Ojalá pudiera incluir la música de sintetizadores en alguna parte, pero no sé cómo. Este es uno de esos momentos vergonzosos cuando la mitad de una anécdota sólo ocurre en la cabeza y la otra mitad está severamente distorsionada por algo: la noche, el alcohol, la nicotina, las risas de las muchachas que caminan en tacones y faldas pero súbitamente se ponen a llorar, y abrazan a su novio, y quien sabe por qué enloquecida razón balbucean de sus familias y sus gatos, y dicen que están muy agradecidas y lo van a demostrar, ahí mismo, en la calle y se ponen de rodillas (todas ellas) y cómo no, tú y yo volteamos a ver y suena música de Tron, pero la amiga más sensata, la que nunca se emborracha, exclama como un martillo divino: “No mames, Nayeli” (el círculo de la ironía está completo) y la arrastra a su dormitorio de seis mil varos al mes donde sus padres juran que está protegida del mundo, de los mirones, los novios y los gañanes.
Antes de fumar el primer cigarrillo de la noche tuve que negar por un día las insoportables verdades de una vida sana: corro todos los días, sí, pero mi cuerpo ya no es el de un muchacho; consumo kilos de verduras en días laborales, es cierto, pero no me siento más musculoso, vigoroso o deseable que cuando era joven; dejé de fumar (sólo fumo en fiestas, eventos, funerales y después de uno que otro temblor) y ahora persigo viejitos, tías, muchachos con un cigarrito en la boca para aspirar el vicio de segunda mano y recordar los tiempos cuando era indestructible, cuando no había tocado la sangre de otro o cuando me llamaron por teléfono para darme la noticia de alguna muerte.

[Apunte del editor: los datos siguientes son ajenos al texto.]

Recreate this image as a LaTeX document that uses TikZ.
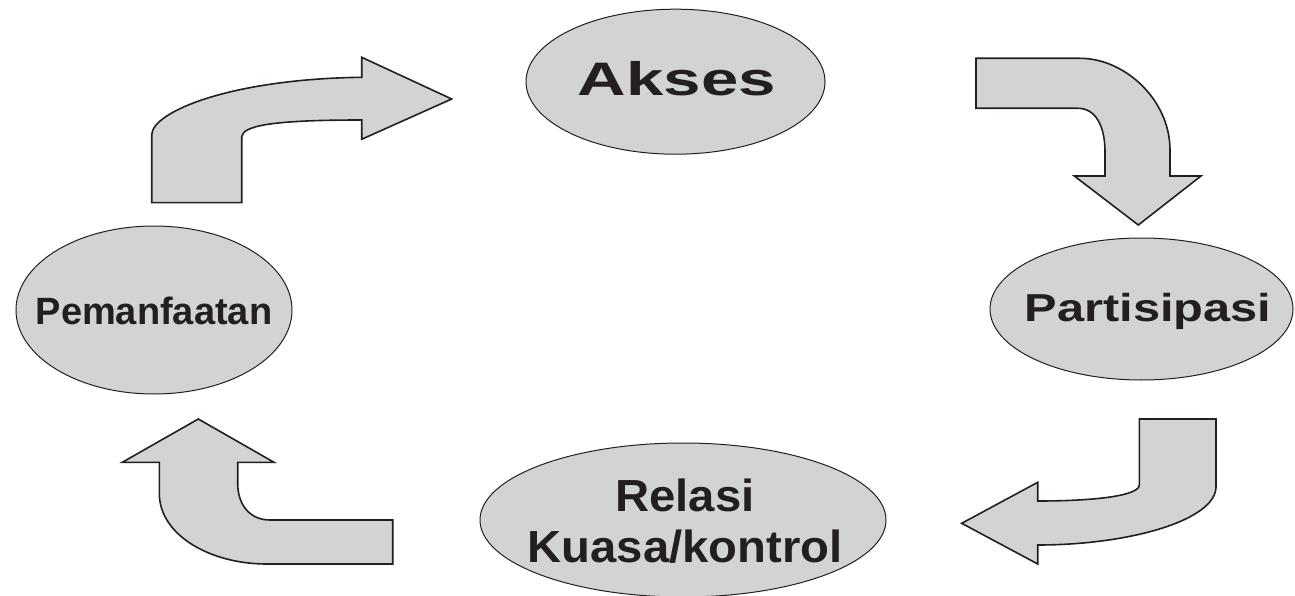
\documentclass[tikz,border=0pt]{standalone}
\usepackage{fontspec}
\setmainfont{Liberation Sans}
\usetikzlibrary{shapes.geometric}
\definecolor{shapefill}{RGB}{209,211,212}
\definecolor{ink}{RGB}{35,31,32}
\tikzset{
  bubble/.style={ellipse, draw=ink, line width=1pt, fill=shapefill, inner sep=0pt},
  bubbletext/.style={inner sep=0pt, text=ink, align=center},
  bentarrow/.style={draw=ink, line width=1.6pt, fill=shapefill, line join=miter}
}
\begin{document}
\begin{tikzpicture}[x=1pt,y=-1pt]
\useasboundingbox (0,0) rectangle (1295,596);
% ellipses
\node[bubble, minimum width=299pt, minimum height=145pt] (akses) at (675.5,81.7) {};
\node[bubble, minimum width=276pt, minimum height=168pt] (pemanfaatan) at (154,310) {};
\node[bubble, minimum width=303pt, minimum height=142pt] (partisipasi) at (1141.5,309) {};
\node[bubble, minimum width=406pt, minimum height=154pt] (relasi) at (683,520) {};
% texts
\node[bubbletext, font=\fontsize{47}{50}\selectfont\bfseries] (aksestext) at (677,78.5)
  {\scalebox{1.43}[1]{Akses}};
\node[bubbletext, font=\fontsize{38}{42}\selectfont\bfseries] (pemanfaatantext) at (154,311)
  {Pemanfaatan};
\node[bubbletext, font=\fontsize{39}{42}\selectfont\bfseries] (partisipasitext) at (1148,311)
  {\scalebox{1.25}[1]{Partisipasi}};
\node[bubbletext, font=\fontsize{45}{51}\selectfont\bfseries] (relasitext) at (685,521)
  {\scalebox{1.05}[1]{Relasi}\\\scalebox{1.05}[1]{Kuasa/kontrol}};
% arrow: Pemanfaatan -> Akses
\draw[bentarrow] (151.7,202.7) -- (241.7,202.7) -- (241.7,136.7)
  .. controls (243,126) and (270,120) .. (361.7,120)
  -- (361.7,139.3) -- (451.7,99) -- (361.7,57.3) -- (361.7,77.3)
  .. controls (230,79) and (151.7,112) .. (151.7,135) -- cycle;
% arrow: Akses -> Partisipasi
\draw[bentarrow] (976,58.3) -- (1080,58.3)
  .. controls (1125,58.3) and (1170,100) .. (1170,150)
  -- (1170,176) -- (1201,176) -- (1138.3,225) -- (1074.3,176) -- (1105,176) -- (1105,152)
  .. controls (1105,125) and (1095,108.3) .. (1078,108.3)
  -- (976,108.3) -- cycle;
% arrow: Partisipasi -> Relasi
\draw[bentarrow] (1139.3,419) -- (1216,419) -- (1216,486.7)
  .. controls (1216,520) and (1130,545) .. (1037.7,545)
  -- (1037.7,564) -- (961.7,523.3) -- (1037.7,482.3) -- (1037.7,501)
  .. controls (1100,501) and (1139.3,495) .. (1139.3,485) -- cycle;
% arrow: Relasi -> Pemanfaatan
\draw[bentarrow] (198.3,419) -- (274,462.3) -- (237.7,462.3) -- (237.7,483.3)
  .. controls (237.7,505) and (250,520) .. (270,520)
  -- (392.7,520) -- (392.7,564) -- (266.7,564)
  .. controls (210,564) and (159.3,535) .. (159.3,493.3)
  -- (159.3,462.3) -- (122.3,462.3) -- cycle;
\end{tikzpicture}
\end{document}
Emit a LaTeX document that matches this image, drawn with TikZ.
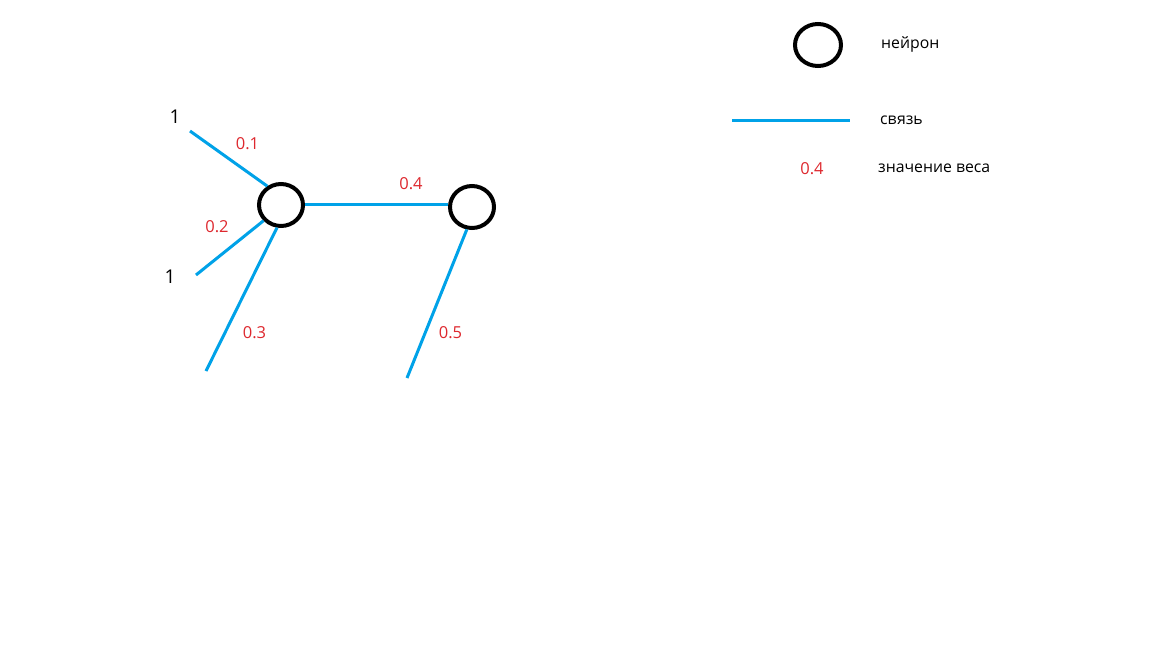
\documentclass[tikz,border=0pt]{standalone}
\usepackage{fontspec}
\setmainfont{Open Sans}
\usetikzlibrary{shapes.geometric}
\definecolor{linkblue}{RGB}{0,162,232}
\definecolor{wred}{RGB}{222,40,46}
\tikzset{
  neuron/.style={ellipse, draw=black, line width=4pt, minimum width=44pt, minimum height=42pt, inner sep=0pt},
  link/.style={draw=linkblue, line width=3pt},
  wlabel/.style={text=wred, font=\fontsize{16.5}{19}\selectfont, inner sep=0pt},
  inlabel/.style={text=black, font=\fontsize{19}{22}\selectfont, inner sep=0pt},
  legtext/.style={text=black, font=\fontsize{15.8}{18}\selectfont, inner sep=0pt, anchor=base west}
}
\begin{document}
\begin{tikzpicture}[x=1pt,y=-1pt]
\fill[white] (0,0) rectangle (1152,648);
\useasboundingbox (0,0) rectangle (1152,648);
% neurons
\node[neuron] (n1) at (281,205) {};
\node[neuron] (n2) at (472,207) {};
% free ends
\coordinate (i1) at (190,131);
\coordinate (i2) at (196,275);
\coordinate (i3) at (206,371);
\coordinate (i5) at (407,378);
\draw[link] (i1) -- (n1.126);
\draw[link] (i2) -- (n1.222);
\draw[link] (i3) -- (n1.260);
\draw[link] (n1.east |- 0,204) -- (n2.west |- 0,204);
\draw[link] (i5) -- (n2.257);
% input labels
\node[inlabel] (one1) at (175,116.5) {1};
\node[inlabel] (one2) at (170,276.5) {1};
% weights
\node[wlabel] (w1) at (247.5,144) {0.1};
\node[wlabel] (w2) at (217,227) {0.2};
\node[wlabel] (w3) at (254.5,332.5) {0.3};
\node[wlabel] (w4) at (411,183.5) {0.4};
\node[wlabel] (w5) at (450.5,332.5) {0.5};
% legend
\node[neuron, minimum width=46pt, minimum height=42pt] (ln) at (818,45) {};
\node[legtext] (lt1) at (881,48) {нейрон};
\coordinate (ll1) at (732,120);
\coordinate (ll2) at (850,120);
\draw[link] (ll1) -- (ll2);
\node[legtext] (lt2) at (880,124) {связь};
\node[wlabel] (lw) at (812,168.5) {0.4};
\node[legtext] (lt3) at (878,172) {значение веса};
\end{tikzpicture}
\end{document}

Quizás puedo engañarme por un momento, decir: “he vuelto a nacer”, y caer en las trampas de la testosterona y la dopamina, pero mi naturaleza me obliga a pensar, a seguir pensando. Si mi existencia es posible y mi corazón aún late, es porque tuve miedo e hice los cambios necesarios. Iba a anotar por aquí: “y qué tal el miedo a la muerte”, pero no es precisamente el miedo a la muerte como el miedo al proceso de morir (genio, tomo nota). La muerte es inevitable, pero prefiero retrasar el proceso, controlar un poco más la vida, ah, esa ilusión. Apagué el cigarrito, bebimos cervezas, comimos nachos y alitas, y un cigarrito más.
La brevedad de los placeres. Terminan las cervezas, los cigarrillos y la ilusión de que la mesera con falda de cuadros se acerca demasiado (¿me veré guapo? ¿O quiere una mejor propina? ¿O yo estoy loco? Mamá, explícame por favor). Una vida sana de meses culmina en una noche de pequeños excesos y las soluciones son simples: divide la cuenta en tres, podemos irnos caminando pero ¿por qué diablos? Mejor, ¿cómo le hacemos con el über? Y mientras esperas el coche, tarifa de 1.5X, porque todas las Nayelis ya también tienen que irse a su casa, te inventas una historia de cómo la palabra taxi se transformó en un millenialnísimo über (Hitler se retuerce en su tumba, Nietzsche rechina los dientes, Wagner tararea una canción pedante).
Subí al auto junto con otros dos insoportablemente adultos, el conductor reza entre dientes porque no seamos de… esos, platicamos de vecinas que cogen escandalosamente, de tiempos mejores y alguien dice por ahí que olvidó las llaves. Quizás fui yo. Cuando me bajé, y el über se llevó a mis amigos, palpé mi bolsillo buscando otro cigarrillo pero no había más, me los acabé durante la noche con la ferocidad de un prisionero novato (título ganador de novela). El siguiente inicio, el proceso de sanación comienza otra vez: el abandono de la nicotina, las grasas excesivas y las muchachas de vestidos cortos. Suspiro. Miro en el teléfono: “Mire su nueva aplicación Über, califique a su conductor, mándele un mensaje de agradecimiento”. Dedos gordos sobre el teclado imaginario. Gracias por un buen servicio, que Dios lo bendiga. Las bondades de ser agnóstico.